> [WORK REQUIRED]: Transcribe only the part of the material below that begins at the line containing "Emit a Python" and ends at the line containing "conc_d = [0.0064, 0.032, 0.16, 0.8, 4.0, 20.0, 100.0]", with both kept and images left out.

## start DATA LISTING

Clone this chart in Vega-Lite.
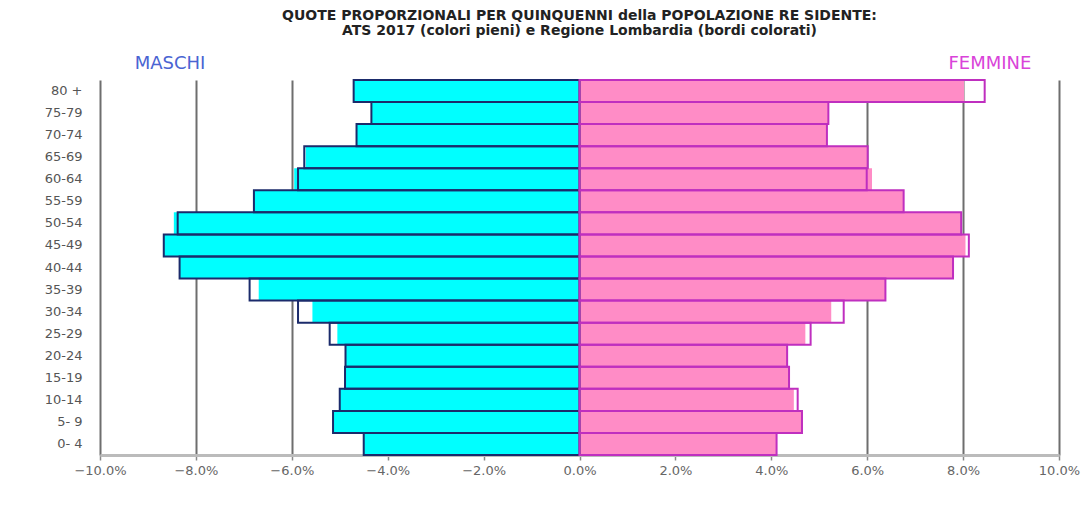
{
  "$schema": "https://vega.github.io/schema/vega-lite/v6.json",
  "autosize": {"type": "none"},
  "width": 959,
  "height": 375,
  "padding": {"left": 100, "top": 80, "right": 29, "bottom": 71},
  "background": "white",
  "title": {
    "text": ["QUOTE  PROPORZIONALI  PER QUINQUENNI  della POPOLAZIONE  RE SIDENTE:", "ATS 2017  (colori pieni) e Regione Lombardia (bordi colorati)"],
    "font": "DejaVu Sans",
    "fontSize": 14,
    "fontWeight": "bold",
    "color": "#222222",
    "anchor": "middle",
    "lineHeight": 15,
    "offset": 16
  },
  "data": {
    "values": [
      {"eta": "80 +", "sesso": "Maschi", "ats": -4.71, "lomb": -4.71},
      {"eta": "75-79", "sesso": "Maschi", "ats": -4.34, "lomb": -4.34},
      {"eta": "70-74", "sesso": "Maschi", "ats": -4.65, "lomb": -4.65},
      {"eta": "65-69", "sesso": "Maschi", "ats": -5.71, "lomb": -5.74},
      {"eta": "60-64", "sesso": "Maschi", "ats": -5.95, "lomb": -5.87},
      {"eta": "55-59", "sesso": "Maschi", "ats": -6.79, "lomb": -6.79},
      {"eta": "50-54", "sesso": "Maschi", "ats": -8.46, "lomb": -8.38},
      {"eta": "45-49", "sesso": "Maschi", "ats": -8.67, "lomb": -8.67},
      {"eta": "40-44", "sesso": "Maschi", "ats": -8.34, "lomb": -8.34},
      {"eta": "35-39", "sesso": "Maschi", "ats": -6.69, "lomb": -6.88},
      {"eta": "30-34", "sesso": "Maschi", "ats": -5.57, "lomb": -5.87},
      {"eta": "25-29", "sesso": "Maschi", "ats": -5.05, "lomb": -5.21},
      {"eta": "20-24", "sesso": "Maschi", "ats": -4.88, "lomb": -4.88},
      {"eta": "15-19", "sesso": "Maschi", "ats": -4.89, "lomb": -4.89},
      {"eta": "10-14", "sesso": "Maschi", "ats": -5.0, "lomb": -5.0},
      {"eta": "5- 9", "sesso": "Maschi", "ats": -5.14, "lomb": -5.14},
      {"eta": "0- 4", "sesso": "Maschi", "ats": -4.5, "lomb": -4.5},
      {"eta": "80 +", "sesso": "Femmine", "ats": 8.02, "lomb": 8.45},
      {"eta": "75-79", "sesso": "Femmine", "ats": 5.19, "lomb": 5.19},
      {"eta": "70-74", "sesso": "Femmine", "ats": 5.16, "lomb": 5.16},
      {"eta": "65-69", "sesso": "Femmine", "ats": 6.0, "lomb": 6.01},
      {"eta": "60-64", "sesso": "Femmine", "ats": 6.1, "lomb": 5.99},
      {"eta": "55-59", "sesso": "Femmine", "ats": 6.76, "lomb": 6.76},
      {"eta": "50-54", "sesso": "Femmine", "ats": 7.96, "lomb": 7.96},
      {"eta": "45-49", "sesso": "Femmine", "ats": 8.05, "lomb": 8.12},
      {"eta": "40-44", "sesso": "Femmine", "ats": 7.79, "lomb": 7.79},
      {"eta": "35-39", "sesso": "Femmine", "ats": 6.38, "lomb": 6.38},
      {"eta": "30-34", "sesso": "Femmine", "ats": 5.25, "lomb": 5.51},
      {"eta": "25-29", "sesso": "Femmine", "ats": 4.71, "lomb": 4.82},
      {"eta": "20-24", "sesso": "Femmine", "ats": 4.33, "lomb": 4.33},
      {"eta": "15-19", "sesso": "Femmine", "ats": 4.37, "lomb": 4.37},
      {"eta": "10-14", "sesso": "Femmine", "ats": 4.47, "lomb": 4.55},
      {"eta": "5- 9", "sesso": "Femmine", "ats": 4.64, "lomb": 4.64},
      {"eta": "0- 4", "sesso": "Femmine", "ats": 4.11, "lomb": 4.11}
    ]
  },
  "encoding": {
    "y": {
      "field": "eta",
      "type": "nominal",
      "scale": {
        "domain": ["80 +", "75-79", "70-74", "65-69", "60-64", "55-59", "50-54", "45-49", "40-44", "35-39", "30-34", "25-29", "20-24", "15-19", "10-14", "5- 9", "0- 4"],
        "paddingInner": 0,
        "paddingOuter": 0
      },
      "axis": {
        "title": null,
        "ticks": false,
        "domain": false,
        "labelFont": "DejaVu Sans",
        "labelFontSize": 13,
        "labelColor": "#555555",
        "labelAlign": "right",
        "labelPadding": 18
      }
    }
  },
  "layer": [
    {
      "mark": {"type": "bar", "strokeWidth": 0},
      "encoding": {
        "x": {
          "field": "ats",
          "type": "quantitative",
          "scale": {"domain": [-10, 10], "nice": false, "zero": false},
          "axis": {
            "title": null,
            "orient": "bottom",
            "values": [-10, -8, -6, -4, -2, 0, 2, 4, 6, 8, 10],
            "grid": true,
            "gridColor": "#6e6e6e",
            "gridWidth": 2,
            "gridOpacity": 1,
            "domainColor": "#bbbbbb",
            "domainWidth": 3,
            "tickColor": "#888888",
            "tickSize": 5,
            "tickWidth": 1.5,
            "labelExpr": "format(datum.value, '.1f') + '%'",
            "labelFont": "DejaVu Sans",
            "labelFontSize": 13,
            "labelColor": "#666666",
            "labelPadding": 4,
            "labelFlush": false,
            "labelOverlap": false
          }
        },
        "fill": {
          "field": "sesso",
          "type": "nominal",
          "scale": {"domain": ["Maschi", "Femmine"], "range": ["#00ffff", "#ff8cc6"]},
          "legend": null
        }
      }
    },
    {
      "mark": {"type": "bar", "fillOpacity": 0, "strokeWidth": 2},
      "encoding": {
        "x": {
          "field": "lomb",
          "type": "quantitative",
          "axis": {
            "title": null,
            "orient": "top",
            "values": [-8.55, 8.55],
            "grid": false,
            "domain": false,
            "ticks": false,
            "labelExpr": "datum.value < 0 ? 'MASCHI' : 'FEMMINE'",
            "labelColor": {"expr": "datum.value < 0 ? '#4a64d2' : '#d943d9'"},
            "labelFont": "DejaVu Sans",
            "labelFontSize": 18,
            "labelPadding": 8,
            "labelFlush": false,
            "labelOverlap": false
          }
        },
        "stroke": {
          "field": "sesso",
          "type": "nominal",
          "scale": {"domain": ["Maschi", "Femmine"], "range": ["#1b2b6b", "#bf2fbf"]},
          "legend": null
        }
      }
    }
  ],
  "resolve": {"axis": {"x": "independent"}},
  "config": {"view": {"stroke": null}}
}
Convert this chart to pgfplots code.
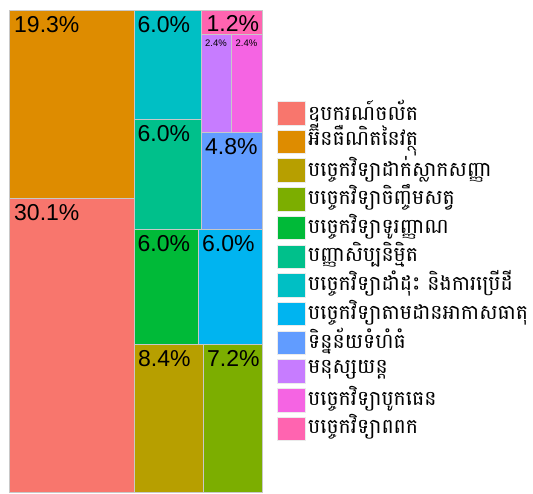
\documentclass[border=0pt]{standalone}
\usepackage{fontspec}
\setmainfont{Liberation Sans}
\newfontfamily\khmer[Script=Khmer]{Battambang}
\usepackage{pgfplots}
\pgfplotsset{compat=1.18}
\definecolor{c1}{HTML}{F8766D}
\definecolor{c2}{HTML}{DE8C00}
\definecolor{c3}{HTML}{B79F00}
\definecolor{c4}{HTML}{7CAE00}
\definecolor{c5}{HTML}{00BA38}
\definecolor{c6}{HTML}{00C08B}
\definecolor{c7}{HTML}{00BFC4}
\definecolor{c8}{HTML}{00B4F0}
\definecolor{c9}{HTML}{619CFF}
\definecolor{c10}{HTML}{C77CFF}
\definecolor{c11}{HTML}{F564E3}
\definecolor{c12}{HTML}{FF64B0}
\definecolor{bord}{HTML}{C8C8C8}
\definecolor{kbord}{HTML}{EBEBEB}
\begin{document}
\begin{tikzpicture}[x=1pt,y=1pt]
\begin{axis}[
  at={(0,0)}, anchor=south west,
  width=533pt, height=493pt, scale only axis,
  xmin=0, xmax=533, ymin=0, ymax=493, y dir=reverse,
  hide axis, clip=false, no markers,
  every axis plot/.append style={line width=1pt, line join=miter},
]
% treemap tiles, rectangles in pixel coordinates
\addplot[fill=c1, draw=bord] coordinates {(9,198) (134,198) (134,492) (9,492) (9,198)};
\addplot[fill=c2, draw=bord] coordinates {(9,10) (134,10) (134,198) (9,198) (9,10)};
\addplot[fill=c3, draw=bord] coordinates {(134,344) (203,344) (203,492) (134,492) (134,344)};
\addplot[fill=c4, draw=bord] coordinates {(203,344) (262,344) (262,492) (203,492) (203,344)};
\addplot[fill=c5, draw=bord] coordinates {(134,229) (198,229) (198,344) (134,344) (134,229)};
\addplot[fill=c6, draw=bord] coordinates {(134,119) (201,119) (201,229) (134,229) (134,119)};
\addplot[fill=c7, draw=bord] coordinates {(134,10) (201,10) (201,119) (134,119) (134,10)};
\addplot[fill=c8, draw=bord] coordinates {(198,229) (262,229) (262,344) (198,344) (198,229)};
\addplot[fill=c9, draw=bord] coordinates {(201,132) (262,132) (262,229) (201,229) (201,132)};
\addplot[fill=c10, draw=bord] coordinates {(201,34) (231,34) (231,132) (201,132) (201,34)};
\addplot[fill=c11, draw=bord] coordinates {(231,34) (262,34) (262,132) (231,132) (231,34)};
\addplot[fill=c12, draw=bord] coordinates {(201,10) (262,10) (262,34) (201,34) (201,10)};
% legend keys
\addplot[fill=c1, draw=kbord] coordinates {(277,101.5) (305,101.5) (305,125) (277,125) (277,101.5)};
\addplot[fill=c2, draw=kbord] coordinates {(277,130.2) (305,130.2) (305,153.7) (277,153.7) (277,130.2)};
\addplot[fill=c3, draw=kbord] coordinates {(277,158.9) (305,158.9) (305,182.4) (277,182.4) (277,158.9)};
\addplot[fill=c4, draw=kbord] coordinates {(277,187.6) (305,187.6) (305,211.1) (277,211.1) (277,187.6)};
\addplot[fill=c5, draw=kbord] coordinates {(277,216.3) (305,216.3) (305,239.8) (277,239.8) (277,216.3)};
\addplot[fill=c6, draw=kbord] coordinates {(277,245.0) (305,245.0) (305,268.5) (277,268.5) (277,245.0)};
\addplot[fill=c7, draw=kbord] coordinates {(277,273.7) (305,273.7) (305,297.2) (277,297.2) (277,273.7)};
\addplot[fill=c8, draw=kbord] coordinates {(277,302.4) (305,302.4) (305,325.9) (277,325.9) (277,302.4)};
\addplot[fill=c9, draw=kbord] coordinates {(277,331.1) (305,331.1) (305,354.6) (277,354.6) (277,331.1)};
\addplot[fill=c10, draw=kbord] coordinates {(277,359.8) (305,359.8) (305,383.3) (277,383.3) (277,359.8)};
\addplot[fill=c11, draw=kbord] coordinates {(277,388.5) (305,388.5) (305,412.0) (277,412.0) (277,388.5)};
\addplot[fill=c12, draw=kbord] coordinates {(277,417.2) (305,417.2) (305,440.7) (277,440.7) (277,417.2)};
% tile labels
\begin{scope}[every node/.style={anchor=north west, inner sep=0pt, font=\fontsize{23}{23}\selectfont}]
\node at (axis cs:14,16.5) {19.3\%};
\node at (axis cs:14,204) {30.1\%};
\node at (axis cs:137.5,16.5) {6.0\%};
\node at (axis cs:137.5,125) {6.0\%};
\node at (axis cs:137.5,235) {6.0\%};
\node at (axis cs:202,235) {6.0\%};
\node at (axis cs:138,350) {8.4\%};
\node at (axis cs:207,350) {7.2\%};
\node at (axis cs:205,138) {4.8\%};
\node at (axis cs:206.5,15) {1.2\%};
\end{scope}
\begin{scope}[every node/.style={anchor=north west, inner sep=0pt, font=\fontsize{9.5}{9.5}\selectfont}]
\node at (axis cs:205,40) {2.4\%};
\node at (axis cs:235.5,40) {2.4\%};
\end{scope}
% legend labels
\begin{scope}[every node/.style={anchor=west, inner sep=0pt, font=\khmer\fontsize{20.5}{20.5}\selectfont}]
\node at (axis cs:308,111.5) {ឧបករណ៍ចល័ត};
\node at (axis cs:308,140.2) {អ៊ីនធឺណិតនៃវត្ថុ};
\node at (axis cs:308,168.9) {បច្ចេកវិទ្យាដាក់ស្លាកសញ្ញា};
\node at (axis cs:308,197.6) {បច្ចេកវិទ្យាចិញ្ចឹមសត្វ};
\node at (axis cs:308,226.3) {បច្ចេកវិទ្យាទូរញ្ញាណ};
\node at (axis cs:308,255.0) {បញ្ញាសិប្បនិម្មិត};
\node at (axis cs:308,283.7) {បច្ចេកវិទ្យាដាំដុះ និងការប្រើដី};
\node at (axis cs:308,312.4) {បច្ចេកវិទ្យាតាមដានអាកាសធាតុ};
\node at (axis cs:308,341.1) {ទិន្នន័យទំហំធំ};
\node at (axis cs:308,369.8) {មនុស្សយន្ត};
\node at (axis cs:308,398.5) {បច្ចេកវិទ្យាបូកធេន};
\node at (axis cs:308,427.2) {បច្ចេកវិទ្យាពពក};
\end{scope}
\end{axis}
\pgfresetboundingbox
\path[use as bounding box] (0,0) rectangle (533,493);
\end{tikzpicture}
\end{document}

## end DATA LISTING
## start DATA LISTING

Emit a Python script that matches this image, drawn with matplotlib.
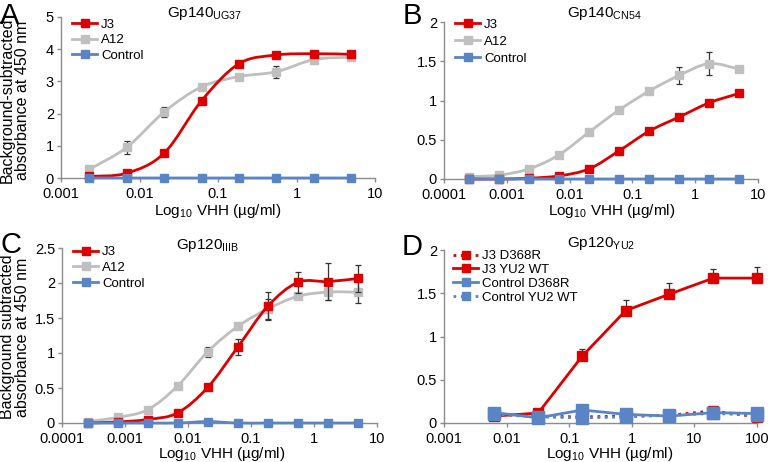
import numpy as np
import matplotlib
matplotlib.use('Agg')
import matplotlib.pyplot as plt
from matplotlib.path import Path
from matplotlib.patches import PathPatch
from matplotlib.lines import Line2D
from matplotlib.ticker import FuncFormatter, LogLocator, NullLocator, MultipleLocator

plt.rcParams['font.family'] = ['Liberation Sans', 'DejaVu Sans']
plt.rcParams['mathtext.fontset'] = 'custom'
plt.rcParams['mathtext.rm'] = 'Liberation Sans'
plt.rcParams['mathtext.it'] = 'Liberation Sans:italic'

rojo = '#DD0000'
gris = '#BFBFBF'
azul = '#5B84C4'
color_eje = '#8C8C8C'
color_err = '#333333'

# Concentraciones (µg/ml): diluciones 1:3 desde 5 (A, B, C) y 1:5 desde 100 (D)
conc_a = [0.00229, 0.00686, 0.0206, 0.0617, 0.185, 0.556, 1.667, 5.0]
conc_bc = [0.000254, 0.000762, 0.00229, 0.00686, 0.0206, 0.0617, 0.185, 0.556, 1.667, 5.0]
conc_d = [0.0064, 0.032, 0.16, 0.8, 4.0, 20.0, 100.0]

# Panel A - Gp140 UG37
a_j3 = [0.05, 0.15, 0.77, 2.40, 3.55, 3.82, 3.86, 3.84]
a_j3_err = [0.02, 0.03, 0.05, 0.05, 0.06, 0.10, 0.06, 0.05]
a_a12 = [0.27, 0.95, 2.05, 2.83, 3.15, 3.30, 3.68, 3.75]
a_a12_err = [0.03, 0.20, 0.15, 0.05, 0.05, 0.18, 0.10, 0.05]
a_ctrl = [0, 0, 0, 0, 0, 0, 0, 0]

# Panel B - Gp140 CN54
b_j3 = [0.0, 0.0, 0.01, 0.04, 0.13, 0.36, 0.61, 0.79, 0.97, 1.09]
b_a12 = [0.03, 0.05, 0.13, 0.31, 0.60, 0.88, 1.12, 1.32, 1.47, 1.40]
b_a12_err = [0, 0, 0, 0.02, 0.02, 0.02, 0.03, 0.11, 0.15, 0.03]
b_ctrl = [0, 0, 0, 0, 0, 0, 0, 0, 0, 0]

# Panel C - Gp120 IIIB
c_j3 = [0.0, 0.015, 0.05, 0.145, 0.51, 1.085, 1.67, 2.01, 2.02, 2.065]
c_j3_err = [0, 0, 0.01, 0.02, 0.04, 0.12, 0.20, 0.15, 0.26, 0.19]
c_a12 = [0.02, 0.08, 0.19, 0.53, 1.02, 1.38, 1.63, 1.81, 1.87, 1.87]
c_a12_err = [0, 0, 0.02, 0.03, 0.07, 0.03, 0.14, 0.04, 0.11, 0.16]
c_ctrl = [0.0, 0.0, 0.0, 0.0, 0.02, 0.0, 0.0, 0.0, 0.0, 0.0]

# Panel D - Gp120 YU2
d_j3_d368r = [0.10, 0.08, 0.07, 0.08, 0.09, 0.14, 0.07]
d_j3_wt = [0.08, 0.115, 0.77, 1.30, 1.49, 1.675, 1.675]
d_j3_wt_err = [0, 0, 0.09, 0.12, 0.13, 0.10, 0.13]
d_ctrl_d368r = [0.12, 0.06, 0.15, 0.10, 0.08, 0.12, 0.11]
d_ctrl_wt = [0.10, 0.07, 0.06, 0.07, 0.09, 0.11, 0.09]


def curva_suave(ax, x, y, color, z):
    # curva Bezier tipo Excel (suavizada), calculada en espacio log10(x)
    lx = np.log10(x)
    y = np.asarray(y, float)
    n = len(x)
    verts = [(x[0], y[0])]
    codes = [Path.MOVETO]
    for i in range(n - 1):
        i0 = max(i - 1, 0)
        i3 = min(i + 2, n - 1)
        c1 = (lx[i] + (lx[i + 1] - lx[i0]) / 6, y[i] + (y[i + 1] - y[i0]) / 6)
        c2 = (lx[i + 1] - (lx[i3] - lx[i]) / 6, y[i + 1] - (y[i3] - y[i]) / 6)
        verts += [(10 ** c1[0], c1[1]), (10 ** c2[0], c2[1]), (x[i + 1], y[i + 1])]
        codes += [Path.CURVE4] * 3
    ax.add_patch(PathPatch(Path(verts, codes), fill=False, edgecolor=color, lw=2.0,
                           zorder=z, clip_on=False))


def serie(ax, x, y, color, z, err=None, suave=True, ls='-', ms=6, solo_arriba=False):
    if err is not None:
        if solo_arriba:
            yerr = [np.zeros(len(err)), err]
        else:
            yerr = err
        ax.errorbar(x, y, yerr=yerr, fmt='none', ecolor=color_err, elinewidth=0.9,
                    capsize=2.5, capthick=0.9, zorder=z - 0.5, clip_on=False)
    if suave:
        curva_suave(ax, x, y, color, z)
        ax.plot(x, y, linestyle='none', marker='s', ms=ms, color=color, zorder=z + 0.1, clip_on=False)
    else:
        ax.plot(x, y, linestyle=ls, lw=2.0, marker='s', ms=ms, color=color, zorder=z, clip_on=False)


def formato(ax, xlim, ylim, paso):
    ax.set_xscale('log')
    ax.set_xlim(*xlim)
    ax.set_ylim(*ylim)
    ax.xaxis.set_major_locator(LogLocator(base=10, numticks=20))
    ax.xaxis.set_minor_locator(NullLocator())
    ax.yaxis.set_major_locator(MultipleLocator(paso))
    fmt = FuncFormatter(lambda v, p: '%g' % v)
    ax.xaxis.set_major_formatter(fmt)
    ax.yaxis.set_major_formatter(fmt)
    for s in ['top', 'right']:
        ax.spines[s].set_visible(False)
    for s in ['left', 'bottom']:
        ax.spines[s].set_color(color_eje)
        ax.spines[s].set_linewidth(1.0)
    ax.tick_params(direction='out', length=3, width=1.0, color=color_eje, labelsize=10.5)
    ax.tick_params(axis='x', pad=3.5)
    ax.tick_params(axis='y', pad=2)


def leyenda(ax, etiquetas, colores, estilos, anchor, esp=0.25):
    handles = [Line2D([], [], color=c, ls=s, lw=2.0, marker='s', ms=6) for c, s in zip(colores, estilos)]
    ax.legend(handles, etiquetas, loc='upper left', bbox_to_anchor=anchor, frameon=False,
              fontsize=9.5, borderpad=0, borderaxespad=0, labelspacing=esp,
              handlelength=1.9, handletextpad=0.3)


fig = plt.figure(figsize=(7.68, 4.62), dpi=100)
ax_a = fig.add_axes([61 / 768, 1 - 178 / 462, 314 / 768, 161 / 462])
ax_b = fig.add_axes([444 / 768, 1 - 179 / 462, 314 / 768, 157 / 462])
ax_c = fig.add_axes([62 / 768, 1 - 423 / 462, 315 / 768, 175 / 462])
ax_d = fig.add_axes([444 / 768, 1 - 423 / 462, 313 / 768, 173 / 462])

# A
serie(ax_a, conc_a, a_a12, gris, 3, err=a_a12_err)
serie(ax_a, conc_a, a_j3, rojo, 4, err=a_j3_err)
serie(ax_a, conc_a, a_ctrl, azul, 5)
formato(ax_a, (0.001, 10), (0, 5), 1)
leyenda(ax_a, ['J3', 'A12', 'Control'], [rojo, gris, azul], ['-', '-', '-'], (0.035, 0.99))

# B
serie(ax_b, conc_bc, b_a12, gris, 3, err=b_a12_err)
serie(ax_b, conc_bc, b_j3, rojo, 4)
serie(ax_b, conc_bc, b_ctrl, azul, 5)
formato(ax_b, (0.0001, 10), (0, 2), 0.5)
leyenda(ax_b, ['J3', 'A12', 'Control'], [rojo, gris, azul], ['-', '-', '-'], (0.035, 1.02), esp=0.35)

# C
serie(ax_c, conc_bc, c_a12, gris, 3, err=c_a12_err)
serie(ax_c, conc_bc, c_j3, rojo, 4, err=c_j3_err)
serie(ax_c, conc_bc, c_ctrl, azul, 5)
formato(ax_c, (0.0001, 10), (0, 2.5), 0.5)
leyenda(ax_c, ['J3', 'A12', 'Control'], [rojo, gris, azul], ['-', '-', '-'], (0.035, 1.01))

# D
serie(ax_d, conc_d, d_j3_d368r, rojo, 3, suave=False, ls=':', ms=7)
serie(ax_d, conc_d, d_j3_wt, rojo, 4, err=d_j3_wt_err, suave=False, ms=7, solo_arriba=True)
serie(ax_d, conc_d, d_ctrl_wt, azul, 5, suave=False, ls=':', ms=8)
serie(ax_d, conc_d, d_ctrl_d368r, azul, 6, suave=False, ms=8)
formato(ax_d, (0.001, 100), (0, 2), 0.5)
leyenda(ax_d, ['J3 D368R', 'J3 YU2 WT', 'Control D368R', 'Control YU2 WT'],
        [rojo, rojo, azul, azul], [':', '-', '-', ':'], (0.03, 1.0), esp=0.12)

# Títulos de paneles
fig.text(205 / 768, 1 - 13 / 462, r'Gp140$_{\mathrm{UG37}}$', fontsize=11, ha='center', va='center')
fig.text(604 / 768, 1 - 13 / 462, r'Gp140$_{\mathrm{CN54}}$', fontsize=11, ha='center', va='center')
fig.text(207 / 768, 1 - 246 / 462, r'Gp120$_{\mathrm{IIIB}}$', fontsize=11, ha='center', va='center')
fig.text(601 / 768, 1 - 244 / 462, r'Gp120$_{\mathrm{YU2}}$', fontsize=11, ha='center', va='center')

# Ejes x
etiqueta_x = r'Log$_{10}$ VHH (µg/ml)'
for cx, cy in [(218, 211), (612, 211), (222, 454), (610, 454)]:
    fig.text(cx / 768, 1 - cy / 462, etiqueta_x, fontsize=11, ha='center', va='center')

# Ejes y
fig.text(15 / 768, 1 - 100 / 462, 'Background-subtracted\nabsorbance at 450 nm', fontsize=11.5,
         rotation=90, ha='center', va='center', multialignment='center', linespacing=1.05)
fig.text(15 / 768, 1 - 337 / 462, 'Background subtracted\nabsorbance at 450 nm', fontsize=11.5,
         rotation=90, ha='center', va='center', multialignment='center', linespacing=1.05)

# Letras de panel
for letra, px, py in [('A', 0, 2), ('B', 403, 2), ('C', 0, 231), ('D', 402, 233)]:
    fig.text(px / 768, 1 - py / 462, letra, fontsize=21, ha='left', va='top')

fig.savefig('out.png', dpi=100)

## end DATA LISTING

> [EXERCISE OUTPUT]:
Emit a Python script that matches this image, drawn with matplotlib.
import numpy as np
import matplotlib
matplotlib.use('Agg')
import matplotlib.pyplot as plt
from matplotlib.path import Path
from matplotlib.patches import PathPatch
from matplotlib.lines import Line2D
from matplotlib.ticker import FuncFormatter, LogLocator, NullLocator, MultipleLocator

plt.rcParams['font.family'] = ['Liberation Sans', 'DejaVu Sans']
plt.rcParams['mathtext.fontset'] = 'custom'
plt.rcParams['mathtext.rm'] = 'Liberation Sans'
plt.rcParams['mathtext.it'] = 'Liberation Sans:italic'

rojo = '#DD0000'
gris = '#BFBFBF'
azul = '#5B84C4'
color_eje = '#8C8C8C'
color_err = '#333333'

# Concentraciones (µg/ml): diluciones 1:3 desde 5 (A, B, C) y 1:5 desde 100 (D)
conc_a = [0.00229, 0.00686, 0.0206, 0.0617, 0.185, 0.556, 1.667, 5.0]
conc_bc = [0.000254, 0.000762, 0.00229, 0.00686, 0.0206, 0.0617, 0.185, 0.556, 1.667, 5.0]
conc_d = [0.0064, 0.032, 0.16, 0.8, 4.0, 20.0, 100.0]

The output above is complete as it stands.